Sunny Hostin’s breezy dismissal of California’s glacial vote-counting as simply “doing it right” lands like a punchline in a state where the Second Amendment is already treated as a punchline. While the rest of the country moves on from Election Night, California’s Democrat-run election machinery keeps ballots trickling in for weeks, creating a moving target that conveniently favors the party in power. For gun owners, that isn’t just bad optics—it’s a structural advantage that lets anti-2A lawmakers watch which races tighten before they drop the next magazine ban, “assault weapon” expansion, or ammunition background-check tweak. When the scoreboard can be adjusted after the game, the people writing the rules have every incentive to keep the count slow and the public in the dark.
The deeper problem is that this drawn-out process severs accountability. Law-abiding Californians who spend months navigating the state’s byzantine permitting system for a handgun or rifle are told to trust an electoral system that refuses to show its work on the same timeline as forty-nine other states. That asymmetry breeds cynicism and, more importantly, entrenches one-party rule in the nation’s largest state—the same one-party rule that has already turned millions of otherwise legal firearms into contraband overnight. If the counting process itself becomes a partisan tool, then every future restriction on magazines, features, or ammunition will arrive with the same manufactured inevitability that Hostin now celebrates as “taking a long time to be right.”

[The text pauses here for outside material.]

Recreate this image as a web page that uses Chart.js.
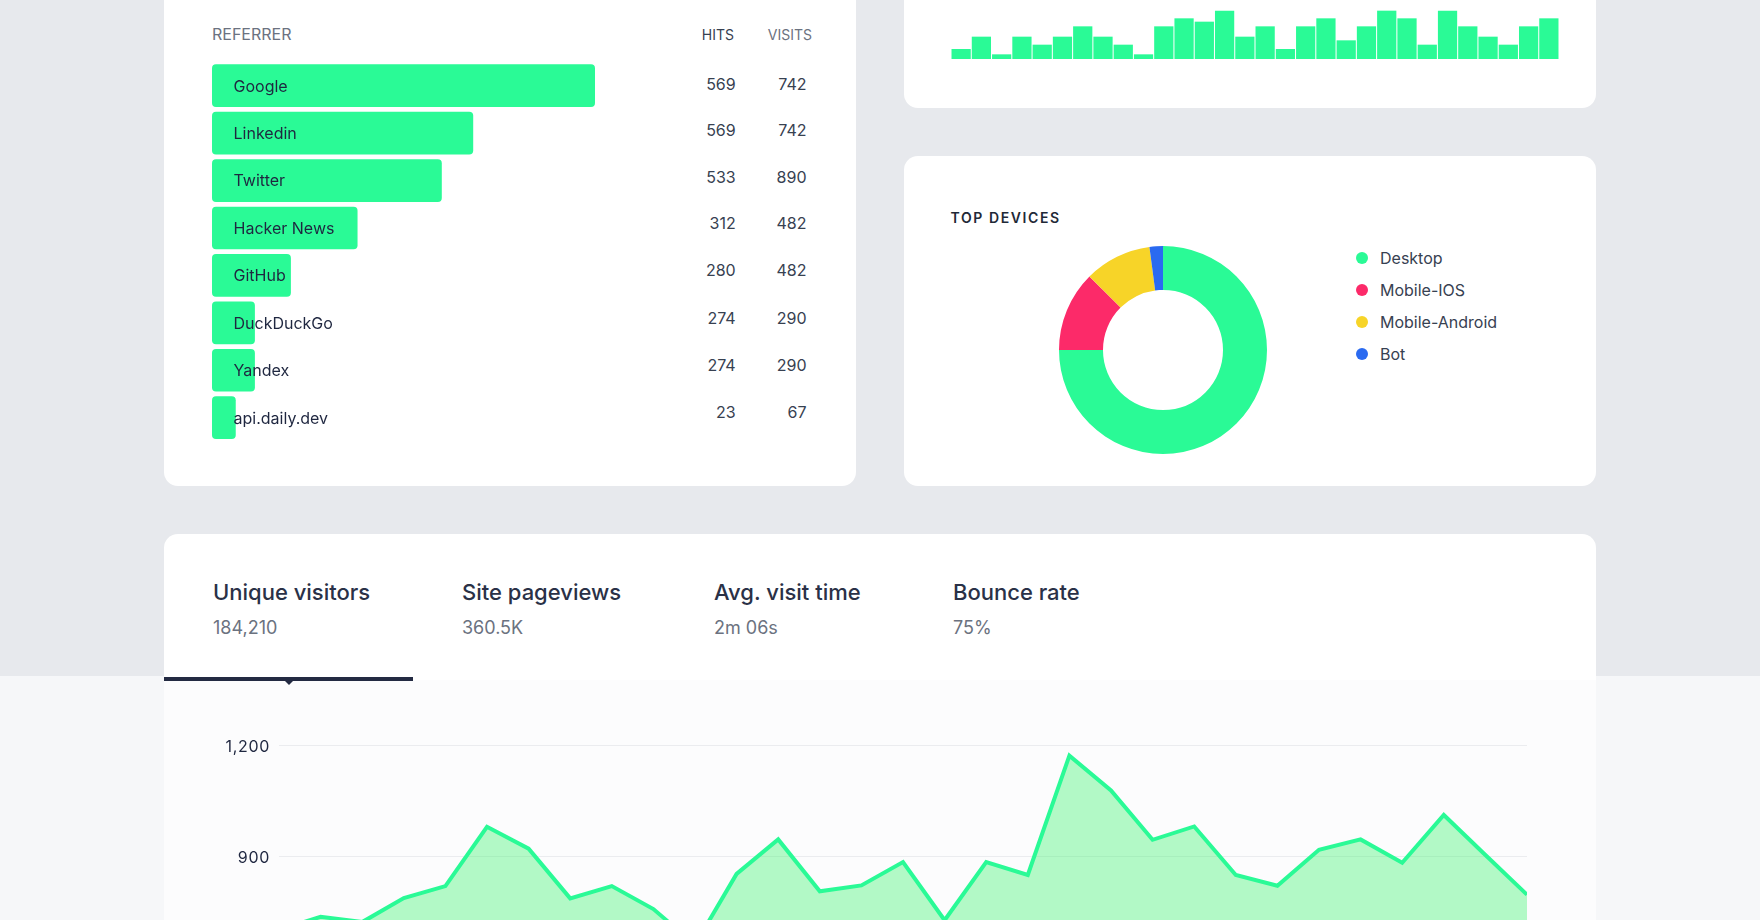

For the 2A community, the takeaway is straightforward: procedural delays are not neutral. They are the soft infrastructure that lets Sacramento keep moving the goalposts while gun owners are still filling out Form 4473s and waiting for their ten-day waiting periods to expire. Until election results are delivered with the same speed and transparency demanded of every other constitutional right, California’s slow-motion counting will remain exactly what it looks like—an extended victory lap for the side that already controls the legislature, the courts, and the narrative.